--- DATA SEGMENT ---
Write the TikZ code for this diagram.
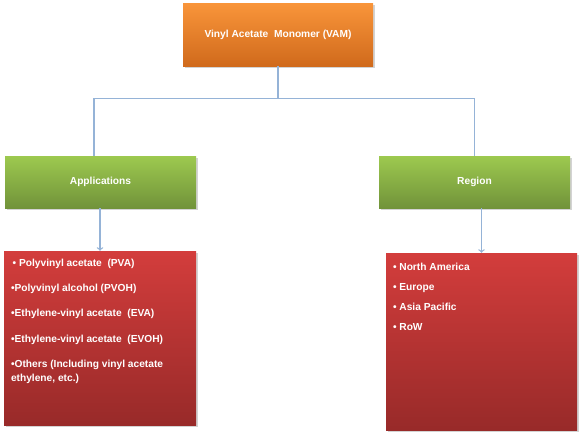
\documentclass[tikz,border=0pt]{standalone}
\usepackage{fontspec}
\setmainfont{Liberation Sans}
\usepackage{tikz}
\usepackage{xcolor}
\usetikzlibrary{shadows}

\definecolor{orangetop}{HTML}{F9953A}
\definecolor{orangebot}{HTML}{D06A1C}
\definecolor{greentop}{HTML}{9DC94F}
\definecolor{greenbot}{HTML}{71933A}
\definecolor{redtop}{HTML}{D33D3C}
\definecolor{redbot}{HTML}{982A29}
\definecolor{linkblue}{HTML}{95B3D7}

\begin{document}
\begin{tikzpicture}[x=1pt, y=-1pt,
  box/.style={rectangle, draw=none, text=white,
    font=\fontsize{10.2}{12}\selectfont\bfseries,
    drop shadow={shadow xshift=1.5pt, shadow yshift=-1.5pt, opacity=.35}},
  link/.style={draw=linkblue, line width=1.3pt},
  listtext/.style={anchor=north west, inner sep=0pt, align=left, text=white}]
\useasboundingbox (0,0) rectangle (579,432);

\node[box, top color=orangetop, bottom color=orangebot, minimum width=190pt, minimum height=63pt] (vam) at (278,34.5) {Vinyl Acetate\ \ Monomer (VAM)};

\node[box, top color=greentop, bottom color=greenbot, minimum width=191pt, minimum height=52pt] (apps) at (100.5,182) {Applications};
\node[box, top color=greentop, bottom color=greenbot, minimum width=191pt, minimum height=52pt] (region) at (474.5,182) {Region};

\node[box, top color=redtop, bottom color=redbot, minimum width=192pt, minimum height=174pt] (appslist) at (100,338) {};
\node[box, top color=redtop, bottom color=redbot, minimum width=191pt, minimum height=177pt] (regionlist) at (481.5,341.5) {};

% list texts
\node[listtext, font=\fontsize{10.2}{14}\selectfont\bfseries] (appsitems) at ([xshift=7pt, yshift=-8pt]appslist.north west)
  {\,•\ Polyvinyl acetate\ \ (PVA)\\[11.3pt]
   •Polyvinyl alcohol (PVOH)\\[11.3pt]
   •Ethylene-vinyl acetate\ \ (EVA)\\[11.3pt]
   •Ethylene-vinyl acetate\ \ (EVOH)\\[11.3pt]
   •Others (Including vinyl acetate\\
   ethylene, etc.)};
\node[listtext, font=\fontsize{10.2}{14}\selectfont\bfseries] (regionitems) at ([xshift=7pt, yshift=-10.5pt]regionlist.north west)
  {•\ North America\\[6pt]
   •\ Europe\\[6pt]
   •\ Asia Pacific\\[6pt]
   •\ RoW};

% connectors
\draw[link] (vam.south) -- ++(0,32) coordinate (fork);
\draw[link] ([xshift=-6.5pt]apps.north) |- (fork) -| (region.north);
\draw[link, ->] (appslist.north |- apps.south) -- (appslist.north);
\draw[link, ->] (regionlist.north |- region.south) -- (regionlist.north);
\end{tikzpicture}
\end{document}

--- WHAT YOU ARE ASKED TO DO ---
Leave out the pictures and output the rest of the material exactly as written.

--- FINISHED TASK ---
Write the TikZ code for this diagram.
\documentclass[tikz,border=0pt]{standalone}
\usepackage{fontspec}
\setmainfont{Liberation Sans}
\usepackage{tikz}
\usepackage{xcolor}
\usetikzlibrary{shadows}

\definecolor{orangetop}{HTML}{F9953A}
\definecolor{orangebot}{HTML}{D06A1C}
\definecolor{greentop}{HTML}{9DC94F}
\definecolor{greenbot}{HTML}{71933A}
\definecolor{redtop}{HTML}{D33D3C}
\definecolor{redbot}{HTML}{982A29}
\definecolor{linkblue}{HTML}{95B3D7}

\begin{document}
\begin{tikzpicture}[x=1pt, y=-1pt,
  box/.style={rectangle, draw=none, text=white,
    font=\fontsize{10.2}{12}\selectfont\bfseries,
    drop shadow={shadow xshift=1.5pt, shadow yshift=-1.5pt, opacity=.35}},
  link/.style={draw=linkblue, line width=1.3pt},
  listtext/.style={anchor=north west, inner sep=0pt, align=left, text=white}]
\useasboundingbox (0,0) rectangle (579,432);

\node[box, top color=orangetop, bottom color=orangebot, minimum width=190pt, minimum height=63pt] (vam) at (278,34.5) {Vinyl Acetate\ \ Monomer (VAM)};

\node[box, top color=greentop, bottom color=greenbot, minimum width=191pt, minimum height=52pt] (apps) at (100.5,182) {Applications};
\node[box, top color=greentop, bottom color=greenbot, minimum width=191pt, minimum height=52pt] (region) at (474.5,182) {Region};

\node[box, top color=redtop, bottom color=redbot, minimum width=192pt, minimum height=174pt] (appslist) at (100,338) {};
\node[box, top color=redtop, bottom color=redbot, minimum width=191pt, minimum height=177pt] (regionlist) at (481.5,341.5) {};

% list texts
\node[listtext, font=\fontsize{10.2}{14}\selectfont\bfseries] (appsitems) at ([xshift=7pt, yshift=-8pt]appslist.north west)
  {\,•\ Polyvinyl acetate\ \ (PVA)\\[11.3pt]
   •Polyvinyl alcohol (PVOH)\\[11.3pt]
   •Ethylene-vinyl acetate\ \ (EVA)\\[11.3pt]
   •Ethylene-vinyl acetate\ \ (EVOH)\\[11.3pt]
   •Others (Including vinyl acetate\\
   ethylene, etc.)};
\node[listtext, font=\fontsize{10.2}{14}\selectfont\bfseries] (regionitems) at ([xshift=7pt, yshift=-10.5pt]regionlist.north west)
  {•\ North America\\[6pt]
   •\ Europe\\[6pt]
   •\ Asia Pacific\\[6pt]
   •\ RoW};

% connectors
\draw[link] (vam.south) -- ++(0,32) coordinate (fork);
\draw[link] ([xshift=-6.5pt]apps.north) |- (fork) -| (region.north);
\draw[link, ->] (appslist.north |- apps.south) -- (appslist.north);
\draw[link, ->] (regionlist.north |- region.south) -- (regionlist.north);
\end{tikzpicture}
\end{document}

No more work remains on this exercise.